Brief: Report every line in the listing below where the string "this" shows up.

Supplied data:
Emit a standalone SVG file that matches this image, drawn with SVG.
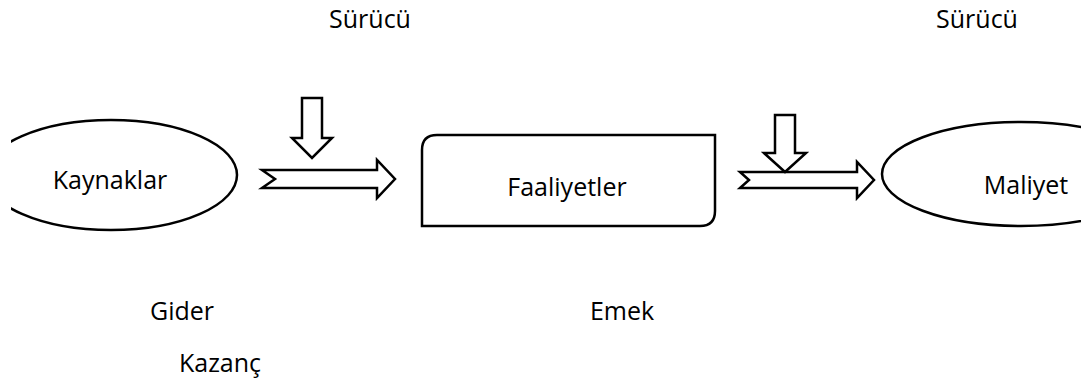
<svg xmlns="http://www.w3.org/2000/svg" width="1086" height="385" viewBox="0 0 1086 385">
<style>
.s{fill:#fff;stroke:#000;stroke-width:2.5;stroke-linejoin:miter}
.t{font-family:"Open Sans","Liberation Sans",sans-serif;font-size:25px;fill:#000;text-anchor:middle}
</style>
<defs>
<clipPath id="cl"><rect x="11" y="0" width="400" height="385"/></clipPath>
<clipPath id="cr"><rect x="700" y="0" width="381" height="385"/></clipPath>
</defs>
<rect width="1086" height="385" fill="#fff"/>
<g id="kaynaklar">
<ellipse class="s" cx="111" cy="175" rx="126" ry="55" clip-path="url(#cl)"/>
<text class="t" x="110" y="189">Kaynaklar</text>
</g>
<g id="faaliyetler">
<path class="s" d="M437,135 H715 V211 Q715,226 700,226 H422 V150 Q422,135 437,135 Z"/>
<text class="t" x="567" y="196">Faaliyetler</text>
</g>
<g id="maliyet">
<ellipse class="s" cx="1021" cy="174" rx="139" ry="52" clip-path="url(#cr)"/>
<text class="t" x="1026" y="194">Maliyet</text>
</g>
<g id="connectors">
<polygon class="s" points="262,170 377,170 377,160 395,179 377,198 377,188 262,188 275,179"/>
<polygon class="s" points="302,98 322,98 322,138 332,138 312,158 292,138 302,138"/>
<polygon class="s" points="740,172 857,172 857,162 874,180 857,198 857,188 740,188 749,180"/>
<polygon class="s" points="775,115 795,115 795,153 806,153 785,172 764,153 775,153"/>
</g>
<g id="labels">
<text class="t" x="370" y="28">Sürücü</text>
<text class="t" x="977" y="28">Sürücü</text>
<text class="t" x="182" y="320">Gider</text>
<text class="t" x="220" y="372">Kazanç</text>
<text class="t" x="622" y="320">Emek</text>
</g>
</svg>
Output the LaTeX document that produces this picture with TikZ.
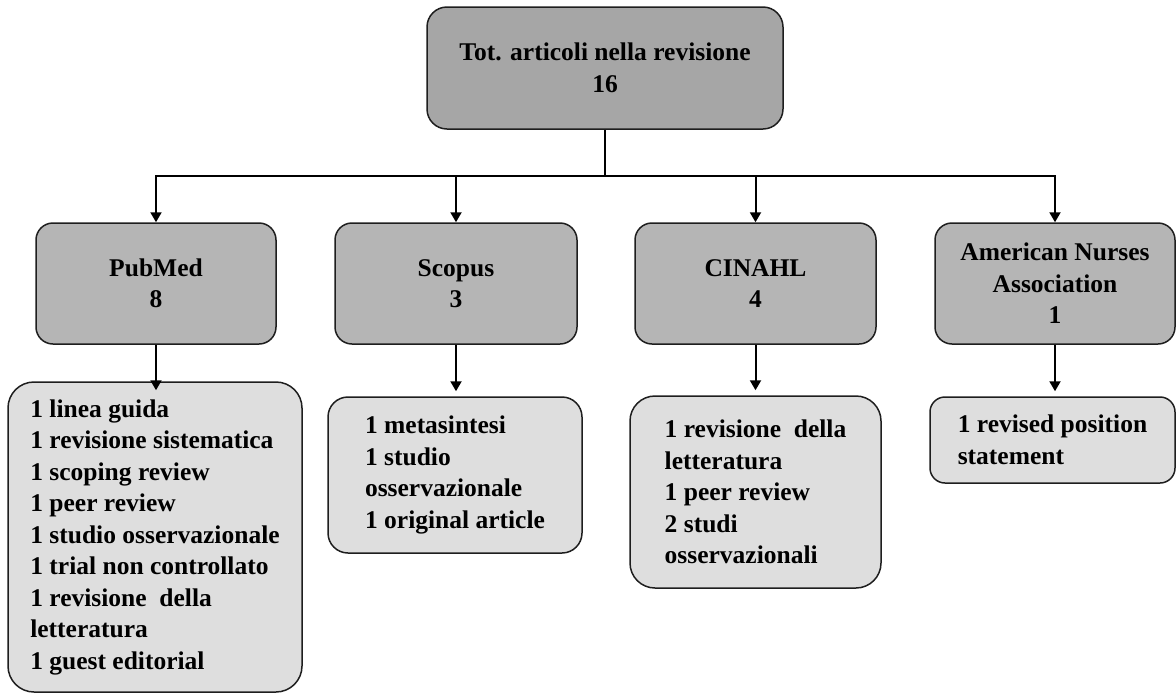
\documentclass[tikz,border=0pt]{standalone}
\usepackage{fontspec}
\setmainfont{Liberation Serif}
\usetikzlibrary{arrows.meta}
\definecolor{gTop}{RGB}{166,166,166}
\definecolor{gMid}{RGB}{181,181,181}
\definecolor{gLow}{RGB}{222,222,222}
\definecolor{edge}{RGB}{30,30,30}
\begin{document}
\begin{tikzpicture}[x=1pt,y=-1pt,
  every node/.style={font=\fontsize{25.5}{31.5}\selectfont\bfseries, inner sep=0pt},
  topbox/.style={draw=edge, line width=1.5pt, fill=gTop, rounded corners=20pt, align=center},
  midbox/.style={draw=edge, line width=1.5pt, fill=gMid, rounded corners=17pt, align=center, minimum height=121pt},
  lowbox/.style={draw=edge, line width=1.5pt, fill=gLow, align=left},
  conn/.style={line width=2pt, black},
  arr/.style={conn, -{Triangle[length=10pt,width=11pt]}}
]
\useasboundingbox (0,0) rectangle (1176,694);

\node[topbox, minimum width=356pt, minimum height=122pt] (top) at (605,68) {Tot. articoli nella revisione\\16};

\node[midbox, minimum width=240pt] (pub) at (156,283.5) {PubMed\\8};
\node[midbox, minimum width=242pt] (sco) at (456,283.5) {Scopus\\3};
\node[midbox, minimum width=241pt] (cin) at (755.5,283.5) {CINAHL\\4};
\node[midbox, minimum width=240pt] (ana) at (1055,283.5) {American Nurses\\Association\\1};

\node[lowbox, rounded corners=26pt, minimum width=294pt, minimum height=310pt] (pubd) at (155,537)
  {1 linea guida\\1 revisione sistematica\\1 scoping review\\1 peer review\\1 studio osservazionale\\1 trial non controllato\\1 revisione\ \ della\\letteratura\\1 guest editorial};
\node[lowbox, rounded corners=20pt, minimum width=254pt, minimum height=156pt] (scod) at (455,475)
  {1 metasintesi\\1 studio\\osservazionale\\1 original article};
\node[lowbox, rounded corners=25pt, minimum width=251pt, minimum height=192pt] (cind) at (755.5,492)
  {1 revisione\ \ della\\letteratura\\1 peer review\\2 studi\\osservazionali};
\node[lowbox, rounded corners=15pt, minimum width=245pt, minimum height=86pt] (anad) at (1052.5,440)
  {1 revised\ position\\statement};

\coordinate (bar) at (605,176);
\draw[conn] (top.south) -- (bar);
\draw[arr] (bar) -| (pub.north);
\draw[arr] (bar) -| (sco.north);
\draw[arr] (bar) -| (cin.north);
\draw[arr] (bar) -| (ana.north);

\draw[arr, shorten >=-9pt] (pub.south) -- (pub.south |- pubd.north);
\draw[arr, shorten >=5pt] (sco.south) -- (sco.south |- scod.north);
\draw[arr, shorten >=5pt] (cin.south) -- (cin.south |- cind.north);
\draw[arr, shorten >=5pt] (ana.south) -- (ana.south |- anad.north);
\end{tikzpicture}
\end{document}
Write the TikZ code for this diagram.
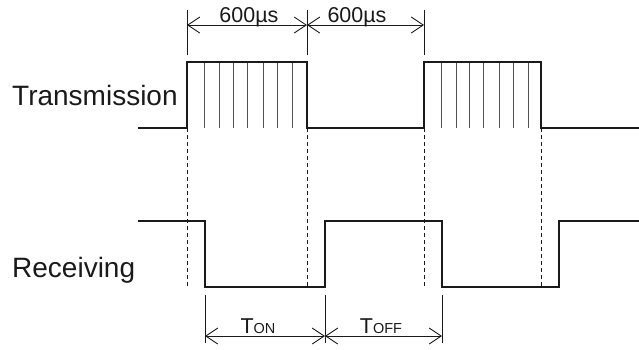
\documentclass[tikz,border=0pt]{standalone}
\usepackage{fontspec}
\setmainfont{Liberation Sans}
\usetikzlibrary{arrows.meta}
\definecolor{ink}{HTML}{1A1A1A}
\begin{document}
\begin{tikzpicture}[x=1pt,y=-1pt,
 sig/.style={line width=2pt, draw=ink, line join=miter},
 burst/.style={line width=0.9pt, draw=ink!75},
 guide/.style={line width=1pt, draw=ink, dash pattern=on 4pt off 3pt},
 ext/.style={line width=0.9pt, draw=ink},
 dimarrow/.style={line width=0.9pt, draw=ink, {Straight Barb[length=12pt,width=16pt]}-{Straight Barb[length=12pt,width=16pt]}},
 lbl/.style={font=\fontsize{28}{28}\selectfont, text=ink, anchor=base west, inner sep=0},
 dimlbl/.style={font=\fontsize{21.5}{21.5}\selectfont, text=ink, anchor=base, inner sep=0}]
\useasboundingbox (0,0) rectangle (639,349);
% labels
\node[lbl] (tx) at (12,105) {Transmission};
\node[lbl] (rx) at (12,277) {Receiving};
% dashed guides
\foreach \x in {187,307,424,541} \draw[guide] (\x,128) -- (\x,287);
% transmission bursts
\foreach \x in {204,219,233,247,263,277,292,441,456,469,483,499,513,528}
  \draw[burst] (\x,62) -- (\x,128);
% transmission waveform
\draw[sig] (138,128) -- (187,128) -- (187,62) -- (307,62) -- (307,128) -- (424,128) -- (424,62) -- (541,62) -- (541,128) -- (639,128);
% receiving waveform
\draw[sig] (138,221) -- (205,221) -- (205,287) -- (325,287) -- (325,221) -- (442,221) -- (442,287) -- (559,287) -- (559,221) -- (639,221);
% top dimensions
\foreach \x/\n in {187/a,307/b,424/c} {
  \coordinate (top\n) at (\x,10);
  \coordinate (mid\n) at (\x,25);
  \coordinate (bot\n) at (\x,55);
  \draw[ext] (top\n) -- (bot\n);
}
\draw[dimarrow] (mida) -- (midb);
\draw[dimarrow] (midb) -- (midc);
\node[dimlbl] (d1) at (249,22) {600µs};
\node[dimlbl] (d2) at (357,22) {600µs};
% bottom dimensions
\foreach \x/\n in {205/a,325/b,442/c} {
  \coordinate (btop\n) at (\x,295);
  \coordinate (bmid\n) at (\x,336);
  \coordinate (bbot\n) at (\x,343);
  \draw[ext] (btop\n) -- (bbot\n);
}
\draw[dimarrow] (bmida) -- (bmidb);
\draw[dimarrow] (bmidb) -- (bmidc);
\node[dimlbl] (ton) at (258,333) {T{\fontsize{14.5}{14.5}\selectfont ON}};
\node[dimlbl] (toff) at (381,333) {T{\fontsize{14.5}{14.5}\selectfont OFF}};
\end{tikzpicture}
\end{document}
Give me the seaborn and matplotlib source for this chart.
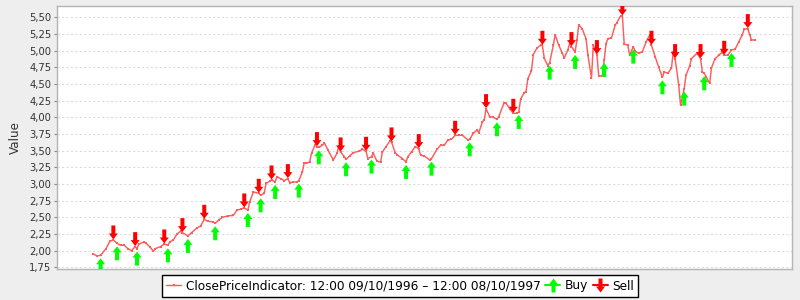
import numpy as np
import pandas as pd
import matplotlib
matplotlib.use("Agg")
import matplotlib.pyplot as plt
import seaborn as sns
from matplotlib.path import Path
from matplotlib.lines import Line2D
from matplotlib.ticker import FuncFormatter

# ---------------- data (calendar-day offset from 09/10/1996, close price) ----------------
days = [0, 2, 4, 7, 9, 11, 13, 15, 17, 19, 21, 23, 24, 25, 28, 29, 31, 33, 34, 37,
        39, 41, 42, 44, 46, 48, 49, 52, 54, 57, 59, 61, 63, 66, 67, 69, 71, 74, 77, 79,
        81, 83, 85, 86, 88, 91, 92, 94, 95, 97, 98, 100, 101, 103, 105, 107, 108, 110, 112, 113,
        115, 116, 117, 119, 120, 122, 123, 124, 126, 127, 129, 132, 134, 135, 136, 138, 139, 141, 143, 146,
        148, 150, 151, 153, 154, 156, 158, 159, 161, 163, 164, 166, 167, 170, 172, 173, 175, 177, 179, 180,
        182, 185, 186, 189, 191, 193, 195, 197, 199, 201, 203, 206, 207, 209, 211, 212, 214, 215, 216, 218,
        220, 222, 223, 226, 227, 229, 231, 233, 234, 235, 237, 238, 239, 241, 242, 244, 246, 247, 248, 250,
        251, 253, 254, 256, 258, 259, 261, 262, 263, 265, 266, 267, 269, 271, 272, 274, 275, 277, 278, 280,
        281, 282, 283, 285, 287, 288, 290, 291, 292, 294, 295, 297, 298, 300, 302, 304, 306, 307, 309, 311,
        313, 314, 316, 318, 319, 320, 322, 323, 325, 326, 328, 329, 332, 334, 335, 336, 337, 339, 340, 342,
        344, 346, 347, 349, 351, 353, 355, 357, 358, 360, 361, 362, 364]
prices = [1.95, 1.92, 1.93, 2.03, 2.14, 2.16, 2.11, 2.08, 2.08, 2.03, 2.00, 2.06, 2.03, 2.10, 2.13, 2.11, 2.06, 1.99, 2.03, 2.06,
          2.10, 2.08, 2.13, 2.16, 2.25, 2.29, 2.27, 2.22, 2.27, 2.34, 2.37, 2.47, 2.44, 2.43, 2.41, 2.46, 2.50, 2.52, 2.53, 2.61,
          2.62, 2.64, 2.61, 2.73, 2.88, 2.86, 2.83, 2.86, 3.01, 3.04, 3.06, 3.03, 3.11, 3.08, 3.05, 3.08, 3.02, 3.03, 3.03, 3.05,
          3.18, 3.32, 3.31, 3.33, 3.46, 3.59, 3.56, 3.55, 3.58, 3.62, 3.51, 3.36, 3.46, 3.57, 3.48, 3.41, 3.37, 3.42, 3.47, 3.49,
          3.52, 3.49, 3.38, 3.41, 3.46, 3.34, 3.33, 3.48, 3.56, 3.64, 3.63, 3.47, 3.44, 3.38, 3.33, 3.41, 3.48, 3.56, 3.53, 3.43,
          3.42, 3.36, 3.38, 3.52, 3.58, 3.58, 3.66, 3.67, 3.73, 3.73, 3.73, 3.66, 3.67, 3.76, 3.81, 3.77, 3.93, 3.96, 4.13, 4.01,
          4.00, 3.97, 4.01, 4.22, 4.21, 4.13, 4.06, 4.06, 4.08, 4.27, 4.37, 4.38, 4.58, 4.70, 4.94, 5.04, 5.08, 5.08, 4.89, 4.77,
          4.82, 5.08, 5.24, 5.08, 4.96, 4.89, 5.01, 5.11, 5.06, 4.98, 5.16, 5.39, 5.32, 5.18, 4.94, 4.59, 5.08, 4.94, 4.62, 4.62,
          4.86, 5.10, 5.18, 5.19, 5.38, 5.42, 5.52, 5.52, 5.10, 5.08, 4.93, 5.06, 4.99, 4.96, 4.98, 5.13, 5.23, 5.08, 4.91, 4.75,
          4.60, 4.68, 4.66, 4.74, 4.98, 4.88, 4.48, 4.18, 4.43, 4.63, 4.77, 4.88, 4.96, 4.88, 4.68, 4.66, 4.61, 4.51, 4.74, 4.88,
          4.93, 4.98, 4.93, 4.93, 5.01, 5.02, 5.13, 5.24, 5.32, 5.33, 5.24, 5.16, 5.16]
buy_days = [4, 13, 24, 41, 52, 67, 85, 92, 100, 113, 124, 139, 153, 172, 186, 207, 222, 234,
            251, 265, 281, 297, 313, 325, 336, 351]
sell_days = [11, 23, 39, 49, 61, 83, 91, 98, 107, 123, 136, 150, 164, 179, 199, 216, 231, 247,
             263, 277, 291, 307, 320, 334, 347, 360]
y_ticks = [1.75, 2.00, 2.25, 2.50, 2.75, 3.00, 3.25, 3.50, 3.75, 4.00, 4.25, 4.50, 4.75, 5.00, 5.25, 5.50]
series_label = "ClosePriceIndicator: 12:00 09/10/1996 \u2013 12:00 08/10/1997"
signal_labels = ["Buy", "Sell"]

# ---------------- style ----------------
sns.set_theme(style="white")
plt.rcParams["font.family"] = ["DejaVu Sans"]

LINE_C = "#ff5c5c"
BUY_C = "#00ff00"
SELL_C = "#ff0000"
PX2PT = 0.72  # 1 px at dpi 100

df = pd.DataFrame({"day": days, "price": prices})
buy_df = pd.DataFrame({"day": buy_days, "price": np.interp(buy_days, days, prices)})
sell_df = pd.DataFrame({"day": sell_days, "price": np.interp(sell_days, days, prices)})


def arrow_path(up=True, gap=0.0, length=14.0, head_h=6.0, head_w=4.5, shaft_w=2.0, centered=False):
    if centered:
        t = length / 2.0
        verts = [(0, t), (head_w, t - head_h), (shaft_w, t - head_h), (shaft_w, -t),
                 (-shaft_w, -t), (-shaft_w, t - head_h), (-head_w, t - head_h), (0, t)]
    else:
        t = -gap
        b = -gap - length
        verts = [(0, t), (head_w, t - head_h), (shaft_w, t - head_h), (shaft_w, b),
                 (-shaft_w, b), (-shaft_w, t - head_h), (-head_w, t - head_h), (0, t)]
    if not up:
        verts = [(x, -y) for x, y in verts]
    codes = [Path.MOVETO] + [Path.LINETO] * 6 + [Path.CLOSEPOLY]
    extent = max(max(abs(x), abs(y)) for x, y in verts)
    return Path(verts, codes), 2 * extent * PX2PT


fig = plt.figure(figsize=(8, 3), dpi=100, facecolor="#eeeeee")
ax = fig.add_axes([57 / 800, 31 / 300, 735 / 800, 263 / 300])
ax.set_facecolor("white")

sns.lineplot(data=df, x="day", y="price", ax=ax, color=LINE_C, lw=1.05,
             marker="s", markersize=2.0, markeredgewidth=0, estimator=None, sort=False,
             zorder=3)

buy_path, buy_ms = arrow_path(up=True, gap=3.0)
sell_path, sell_ms = arrow_path(up=False, gap=0.5)
sns.scatterplot(data=buy_df, x="day", y="price", ax=ax, marker=buy_path, s=buy_ms ** 2,
                color=BUY_C, edgecolor="none", linewidth=0, zorder=4)
sns.scatterplot(data=sell_df, x="day", y="price", ax=ax, marker=sell_path, s=sell_ms ** 2,
                color=SELL_C, edgecolor="none", linewidth=0, zorder=4)

ax.set_xlim(-20, 384.3)
ax.set_ylim(1.7245, 5.669)
ax.set_yticks(y_ticks)
ax.yaxis.set_major_formatter(FuncFormatter(lambda v, p: f"{v:.2f}".replace(".", ",")))
ax.tick_params(axis="y", left=True, length=2, width=0.8, color="#888888",
               labelsize=7.2, labelcolor="#333333", pad=2)
ax.tick_params(axis="x", bottom=False, labelbottom=False)
ax.set_xlabel("")
ax.set_ylabel("Value", fontsize=8.6, color="#333333", labelpad=5)
ax.yaxis.grid(True, color="#dcdcdc", linestyle=(0, (2, 2)), lw=0.8)
ax.xaxis.grid(False)
for sp in ax.spines.values():
    sp.set_color("#b4b4b4")
    sp.set_linewidth(1.0)

# legend
leg_buy_path, leg_buy_ms = arrow_path(up=True, centered=True)
leg_sell_path, leg_sell_ms = arrow_path(up=False, centered=True)
h_line = Line2D([0], [0], color=LINE_C, lw=1.05, marker="s", markersize=2.0, markeredgewidth=0)
h_buy = Line2D([0], [0], color=BUY_C, lw=1.5, marker=leg_buy_path, markersize=leg_buy_ms,
               markeredgewidth=0, markerfacecolor=BUY_C)
h_sell = Line2D([0], [0], color=SELL_C, lw=1.5, marker=leg_sell_path, markersize=leg_sell_ms,
                markeredgewidth=0, markerfacecolor=SELL_C)
leg = fig.legend(handles=[h_line, h_buy, h_sell], labels=[series_label] + signal_labels,
                 loc="center", bbox_to_anchor=(0.5, 1 - 286 / 300), ncol=3,
                 frameon=True, fancybox=False, edgecolor="black", facecolor="white",
                 framealpha=1, fontsize=8.7, handlelength=1.25, handletextpad=0.35,
                 columnspacing=0.4, borderpad=0.35, borderaxespad=0)
leg.get_frame().set_linewidth(1.0)
for t in leg.get_texts():
    t.set_color("black")

fig.savefig("out.png", dpi=100, facecolor=fig.get_facecolor())
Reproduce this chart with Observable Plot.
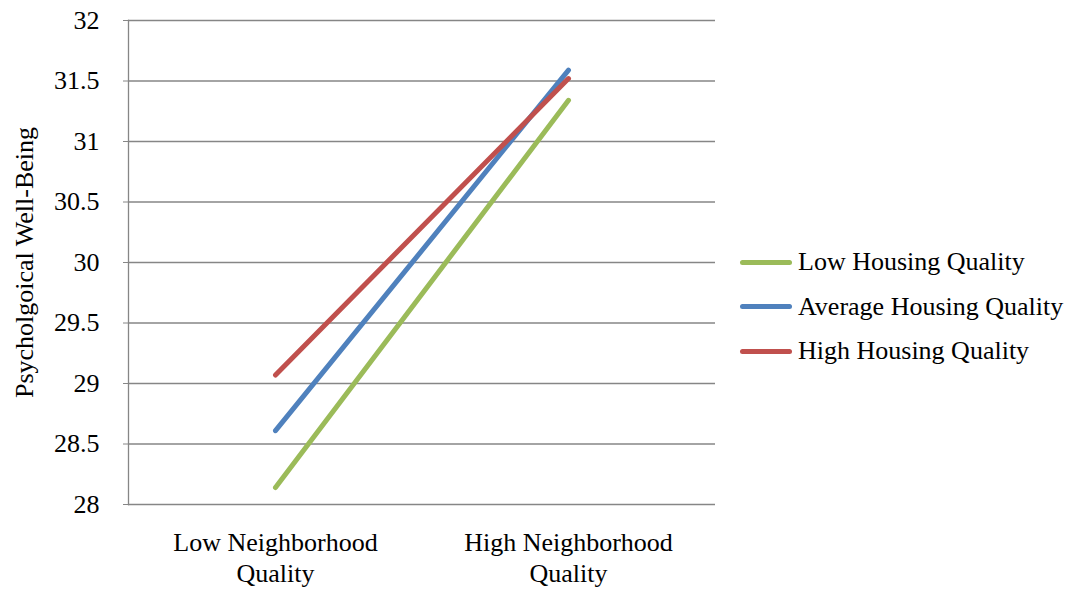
<!DOCTYPE html>
<html>
<head>
<meta charset="utf-8">
<script src="https://cdn.jsdelivr.net/npm/d3@7"></script>
<script src="https://cdn.jsdelivr.net/npm/@observablehq/plot@0.6"></script>
<style>
  html, body { margin: 0; padding: 0; background: #fff; }
  #wrap { position: relative; width: 1078px; height: 590px; font-family: "Liberation Serif", "Times New Roman", serif; }
  #legend { position: absolute; left: 740px; top: 240px; font-size: 26px; color: #000; }
  #legend .item { display: flex; align-items: center; height: 44.5px; }
  #legend .sw { width: 52px; height: 5px; border-radius: 3px; margin-right: 6px; }
</style>
</head>
<body>
<div id="wrap"></div>
<script>
const categories = ["Low Neighborhood\nQuality", "High Neighborhood\nQuality"];
const seriesNames = ["Low Housing Quality", "Average Housing Quality", "High Housing Quality"];
const seriesColors = ["#9BBB59", "#4F81BD", "#C0504D"];
const lowHousing = [28.14, 31.34];
const avgHousing = [28.61, 31.59];
const highHousing = [29.07, 31.52];
const yTicks = [28, 28.5, 29, 29.5, 30, 30.5, 31, 31.5, 32];
const yLabel = "Psycholgoical Well-Being";

const seriesValues = [lowHousing, avgHousing, highHousing];
const data = [];
seriesNames.forEach((s, i) => categories.forEach((c, j) => data.push({series: s, cat: c, value: seriesValues[i][j]})));

const chart = Plot.plot({
  width: 1078,
  height: 590,
  marginLeft: 128,
  marginRight: 363,
  marginTop: 20,
  marginBottom: 86,
  style: {fontFamily: "'Liberation Serif', 'Times New Roman', serif", fontSize: "26px", color: "#000", background: "#fff"},
  x: {type: "point", domain: categories, padding: 0.5},
  y: {domain: [28, 32]},
  color: {domain: seriesNames, range: seriesColors},
  marks: [
    Plot.gridY(yTicks, {stroke: "#868686", strokeOpacity: 1, strokeWidth: 1.3}),
    Plot.frame({anchor: "left", stroke: "#868686", strokeWidth: 1.3}),
    Plot.axisY(yTicks, {tickFormat: d => String(d), tickSize: 5, tickPadding: 24, stroke: "#868686", fontSize: 26, label: yLabel, labelAnchor: "center", labelOffset: 114, labelArrow: "none"}),
    Plot.axisX({tickSize: 0, tickPadding: 24, fontSize: 26, lineHeight: 1.2, label: null}),
    Plot.line(data, {x: "cat", y: "value", z: "series", stroke: "series", strokeWidth: 5, strokeLinecap: "round"})
  ]
});
document.getElementById("wrap").appendChild(chart);

const legend = document.createElement("div");
legend.id = "legend";
seriesNames.forEach((s, i) => {
  const item = document.createElement("div");
  item.className = "item";
  const sw = document.createElement("div");
  sw.className = "sw";
  sw.style.background = seriesColors[i];
  const t = document.createElement("span");
  t.textContent = s;
  item.appendChild(sw);
  item.appendChild(t);
  legend.appendChild(item);
});
document.getElementById("wrap").appendChild(legend);
</script>
</body>
</html>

Exercise result:
Emit a standalone SVG file that matches this image, drawn with SVG.
Output the LaTeX document that produces this picture with TikZ.
Write the TikZ code for this diagram.
Give me the seaborn and matplotlib source for this chart.
Reproduce this chart with Observable Plot.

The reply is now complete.